* Required work *
Give only the number of lines that include the string "standalone".

* Data shown *

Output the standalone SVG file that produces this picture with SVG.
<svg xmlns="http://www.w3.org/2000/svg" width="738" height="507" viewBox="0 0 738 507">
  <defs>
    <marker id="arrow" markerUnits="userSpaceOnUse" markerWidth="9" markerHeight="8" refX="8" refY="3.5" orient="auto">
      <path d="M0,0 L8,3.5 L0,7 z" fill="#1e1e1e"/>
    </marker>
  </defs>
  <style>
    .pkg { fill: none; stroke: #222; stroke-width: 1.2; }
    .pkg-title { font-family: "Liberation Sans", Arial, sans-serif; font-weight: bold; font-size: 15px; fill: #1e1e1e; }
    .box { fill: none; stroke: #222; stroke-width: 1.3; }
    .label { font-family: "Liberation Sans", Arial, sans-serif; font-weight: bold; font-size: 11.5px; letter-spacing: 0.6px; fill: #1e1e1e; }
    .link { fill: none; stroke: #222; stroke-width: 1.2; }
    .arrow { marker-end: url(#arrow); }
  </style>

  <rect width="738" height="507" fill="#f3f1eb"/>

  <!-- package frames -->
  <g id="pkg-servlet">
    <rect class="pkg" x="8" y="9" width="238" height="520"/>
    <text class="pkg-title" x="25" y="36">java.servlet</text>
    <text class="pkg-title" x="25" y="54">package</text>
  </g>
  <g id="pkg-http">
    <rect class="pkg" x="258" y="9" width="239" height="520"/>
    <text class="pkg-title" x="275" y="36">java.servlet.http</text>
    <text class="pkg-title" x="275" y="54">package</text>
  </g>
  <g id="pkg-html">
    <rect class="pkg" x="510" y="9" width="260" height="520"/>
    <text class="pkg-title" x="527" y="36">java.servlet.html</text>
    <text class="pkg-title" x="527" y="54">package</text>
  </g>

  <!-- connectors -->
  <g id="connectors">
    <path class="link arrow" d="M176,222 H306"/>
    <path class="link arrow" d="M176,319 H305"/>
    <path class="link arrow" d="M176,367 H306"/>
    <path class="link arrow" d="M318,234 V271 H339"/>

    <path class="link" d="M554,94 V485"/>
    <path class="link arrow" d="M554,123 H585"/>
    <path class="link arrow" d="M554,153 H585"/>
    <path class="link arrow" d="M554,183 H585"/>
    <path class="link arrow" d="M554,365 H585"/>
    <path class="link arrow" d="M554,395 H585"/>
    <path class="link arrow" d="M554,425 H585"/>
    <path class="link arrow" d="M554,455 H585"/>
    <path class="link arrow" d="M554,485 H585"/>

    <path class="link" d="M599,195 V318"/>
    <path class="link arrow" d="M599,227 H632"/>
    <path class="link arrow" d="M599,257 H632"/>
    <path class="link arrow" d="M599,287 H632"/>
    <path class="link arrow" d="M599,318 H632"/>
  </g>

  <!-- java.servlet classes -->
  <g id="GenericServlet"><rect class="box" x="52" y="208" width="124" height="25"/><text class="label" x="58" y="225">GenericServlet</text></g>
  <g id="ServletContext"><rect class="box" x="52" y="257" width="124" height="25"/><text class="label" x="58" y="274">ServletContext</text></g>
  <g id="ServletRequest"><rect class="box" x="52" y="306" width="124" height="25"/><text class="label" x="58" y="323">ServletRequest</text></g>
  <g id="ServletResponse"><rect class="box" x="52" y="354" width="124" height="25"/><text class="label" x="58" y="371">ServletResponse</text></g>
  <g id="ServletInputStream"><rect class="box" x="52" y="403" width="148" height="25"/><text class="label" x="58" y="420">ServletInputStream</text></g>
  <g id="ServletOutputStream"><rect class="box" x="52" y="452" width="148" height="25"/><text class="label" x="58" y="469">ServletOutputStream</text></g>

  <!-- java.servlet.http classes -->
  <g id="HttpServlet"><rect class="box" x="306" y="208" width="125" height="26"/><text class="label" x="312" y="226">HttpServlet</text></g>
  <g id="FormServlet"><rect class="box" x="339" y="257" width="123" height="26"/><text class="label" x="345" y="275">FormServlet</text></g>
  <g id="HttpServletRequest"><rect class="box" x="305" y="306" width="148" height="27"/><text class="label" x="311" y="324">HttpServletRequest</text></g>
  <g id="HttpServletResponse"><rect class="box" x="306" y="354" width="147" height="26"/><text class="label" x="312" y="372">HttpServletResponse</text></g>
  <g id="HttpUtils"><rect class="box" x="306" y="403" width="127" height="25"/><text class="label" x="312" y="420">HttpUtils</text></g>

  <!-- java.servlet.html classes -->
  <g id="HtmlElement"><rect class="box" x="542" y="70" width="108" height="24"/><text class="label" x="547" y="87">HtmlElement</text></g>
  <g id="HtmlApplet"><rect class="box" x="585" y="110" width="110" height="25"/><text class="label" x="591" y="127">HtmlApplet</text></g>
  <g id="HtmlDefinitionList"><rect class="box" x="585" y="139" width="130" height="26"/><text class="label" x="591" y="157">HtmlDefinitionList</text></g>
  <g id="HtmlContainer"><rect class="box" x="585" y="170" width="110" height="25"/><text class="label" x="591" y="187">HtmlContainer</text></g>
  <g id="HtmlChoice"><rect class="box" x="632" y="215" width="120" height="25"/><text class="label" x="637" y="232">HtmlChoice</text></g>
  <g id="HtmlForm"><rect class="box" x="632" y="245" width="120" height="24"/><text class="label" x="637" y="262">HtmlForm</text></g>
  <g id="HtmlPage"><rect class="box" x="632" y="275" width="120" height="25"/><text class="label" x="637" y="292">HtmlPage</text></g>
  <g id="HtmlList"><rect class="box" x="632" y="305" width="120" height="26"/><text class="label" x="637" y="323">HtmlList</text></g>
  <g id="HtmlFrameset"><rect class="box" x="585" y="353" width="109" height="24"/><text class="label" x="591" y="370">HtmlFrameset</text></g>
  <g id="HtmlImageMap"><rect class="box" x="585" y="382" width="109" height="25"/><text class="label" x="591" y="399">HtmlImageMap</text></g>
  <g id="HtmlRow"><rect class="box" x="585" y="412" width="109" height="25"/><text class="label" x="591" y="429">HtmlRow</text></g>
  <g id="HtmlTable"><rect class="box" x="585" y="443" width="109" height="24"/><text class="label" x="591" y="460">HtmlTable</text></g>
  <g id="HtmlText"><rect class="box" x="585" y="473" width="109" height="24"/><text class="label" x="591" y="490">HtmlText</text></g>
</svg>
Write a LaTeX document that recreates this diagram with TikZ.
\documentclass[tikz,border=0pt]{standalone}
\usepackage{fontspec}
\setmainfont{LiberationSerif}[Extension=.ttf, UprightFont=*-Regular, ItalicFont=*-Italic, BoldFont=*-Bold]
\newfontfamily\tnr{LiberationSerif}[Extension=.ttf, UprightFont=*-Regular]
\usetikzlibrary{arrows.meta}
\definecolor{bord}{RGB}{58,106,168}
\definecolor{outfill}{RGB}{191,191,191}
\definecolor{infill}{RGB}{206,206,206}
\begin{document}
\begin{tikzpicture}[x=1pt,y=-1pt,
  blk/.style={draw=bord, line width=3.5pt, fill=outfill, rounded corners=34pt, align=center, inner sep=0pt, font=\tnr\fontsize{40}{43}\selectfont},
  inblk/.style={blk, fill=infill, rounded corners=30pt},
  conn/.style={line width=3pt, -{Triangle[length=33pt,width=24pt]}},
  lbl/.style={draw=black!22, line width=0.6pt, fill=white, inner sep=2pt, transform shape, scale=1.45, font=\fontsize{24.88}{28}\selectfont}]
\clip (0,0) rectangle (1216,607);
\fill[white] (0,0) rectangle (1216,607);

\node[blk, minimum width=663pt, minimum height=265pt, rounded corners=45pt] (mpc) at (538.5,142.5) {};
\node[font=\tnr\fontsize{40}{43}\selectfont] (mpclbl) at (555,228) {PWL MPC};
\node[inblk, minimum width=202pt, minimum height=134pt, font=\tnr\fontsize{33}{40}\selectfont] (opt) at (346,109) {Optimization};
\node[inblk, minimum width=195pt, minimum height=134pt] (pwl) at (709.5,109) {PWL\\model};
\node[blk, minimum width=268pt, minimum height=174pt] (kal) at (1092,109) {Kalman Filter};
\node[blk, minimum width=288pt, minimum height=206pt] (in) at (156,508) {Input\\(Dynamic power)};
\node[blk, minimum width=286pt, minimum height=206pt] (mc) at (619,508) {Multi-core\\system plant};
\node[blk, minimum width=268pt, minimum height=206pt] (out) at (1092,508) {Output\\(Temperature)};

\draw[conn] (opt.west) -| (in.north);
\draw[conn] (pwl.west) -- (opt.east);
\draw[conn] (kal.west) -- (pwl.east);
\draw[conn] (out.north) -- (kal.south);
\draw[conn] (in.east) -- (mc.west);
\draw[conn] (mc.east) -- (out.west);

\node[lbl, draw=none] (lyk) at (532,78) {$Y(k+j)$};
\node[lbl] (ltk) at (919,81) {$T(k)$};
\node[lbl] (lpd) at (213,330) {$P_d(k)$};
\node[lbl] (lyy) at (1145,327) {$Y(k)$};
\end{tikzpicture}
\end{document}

* Output of the task *
2